Pericolo, risorsa, simbolo: le forme dell'acqua nell'antica città greca di Locri Epizefiri
L’uomo e l’acqua in una città antica, un rapporto basato su timore e necessità: la gestione di questa risorsa fondamentale oscilla tra difesa dal pericolo e sfruttamento delle sue potenzialità. A Locri Epizefiri, città della Magna Grecia nell’attuale Calabria dove lavoriamo da anni, stanno venendo alla luce nuovi preziosi indizi. Tutto questo, grazie al lavoro degli archeologi, tra pietre e polvere, in collaborazione con un team interdisciplinare.
La relazione tra le comunità umane e l’acqua è un tema centrale nello studio delle civiltà antiche. Ma come indagare il rapporto con un elemento dalla natura volatile, una risorsa fondamentale che si dissolve però nelle polveri del tempo? Per raggiungere questo obiettivo gli archeologi studiano le opere costruite nel passato per controllare il potenziale distruttivo dell’acqua, le infrastrutture realizzate per facilitarne lo sfruttamento e favorire l’approvvigionamento idrico, ma anche i dispositivi e i contenitori utilizzati nei rituali in cui l’acqua era un elemento purificatore essenziale.
Insomma, la ricerca dell’acqua perduta passa attraverso l’analisi dei manufatti destinati a “dare forma” all’acqua stessa per contenerla, controllarla, gestirla.
Negli ultimi anni, le indagini della missione che conduciamo nel sito archeologico di Locri Epizefiri ci hanno portati a confrontarci costantemente proprio con questo tema.

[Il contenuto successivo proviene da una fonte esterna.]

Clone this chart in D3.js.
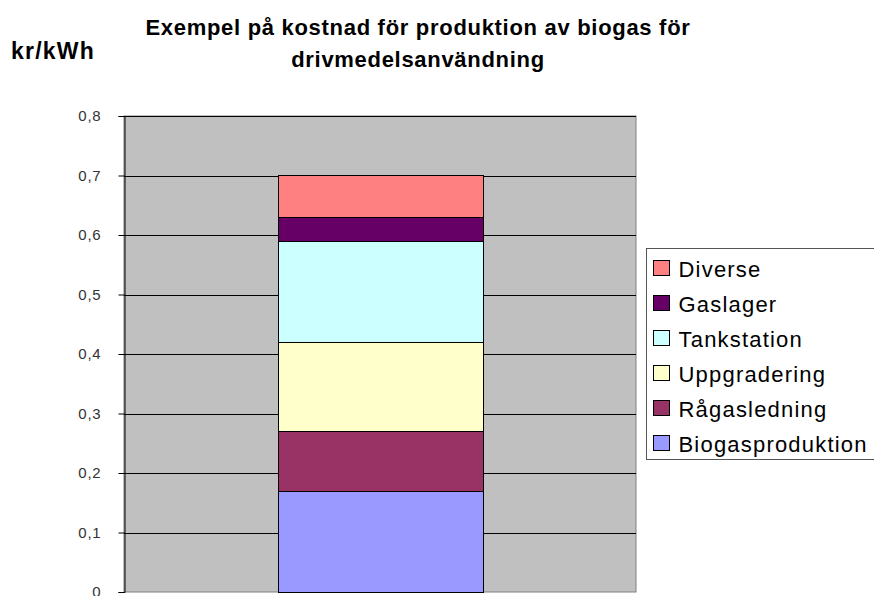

La città fu fondata verso il 700 a.C. da coloni Greci sulle coste del Mar Jonio, nell’attuale Calabria. Una delle prime necessità dei nuovi arrivati fu quella di plasmare la forma del nascente insediamento: oggi sappiamo che lo schema urbanistico si adatta alla forma del territorio e al fluire delle acque verso mare. Dai profondi valloni tra le colline poste alle spalle della città che stava nascendo, ingenti masse d’acqua fluivano infatti a valle, costituendo una grave minaccia per gli spazi pubblici, gli edifici monumentali e le case della nuova comunità.
I nostri scavi in concessione MiBACT (Ministero dei beni e delle attività culturali e del turismo), animati da un nutrito gruppo di studenti, dottorandi e assegnisti dell’Università di Torino e di altri atenei - italiani e stranieri - hanno messo in luce gli effetti devastanti delle alluvioni che hanno spazzato via case e costruzioni, che ora stiamo interpretando con l’aiuto di idrogeologi ed esperti del paleoambiente. Per i coloni locresi ci volle oltre un secolo di tentativi per creare canali artificiali in possenti blocchi di pietra, destinati ad accompagnare attraverso tutta la città, fino al mare, le acque provenienti dalle colline, contenendone la forza e riducendo il rischio di violente esondazioni.
Ma l’acqua è anche elemento di vita e di purificazione: proprio sull’argine di uno di questi canali, i Locresi realizzarono un vasto edificio munito di cortile dove si svolgevano atti cerimoniali connessi a riti prematrimoniali. Qui l’acqua costituiva un elemento fondamentale del passaggio di status delle giovani locresi dalla condizione nubile al ruolo di spose, e quindi di madri all’interno dei nuovi nuclei familiari. Pozzi per l’approvvigionamento, dispositivi per il rito, vasche e apprestamenti per i bagni rituali, vasi per le abluzioni: ecco il panorama dei rinvenimenti che ci permette di risalire all’uso dell’acqua in un contesto così importante per ricostruire aspetti fondamentali della società antica.
Sulla spinta di queste ricerche, si è avviato il progetto “La forza delle acque: tra risorsa e pericolo. Indagini su regimazione, raccolta, distribuzione, utilizzo, significato nel mondo greco e romano”, che coinvolge un gruppo di archeologi e storici antichi del Dipartimento di Studi storici.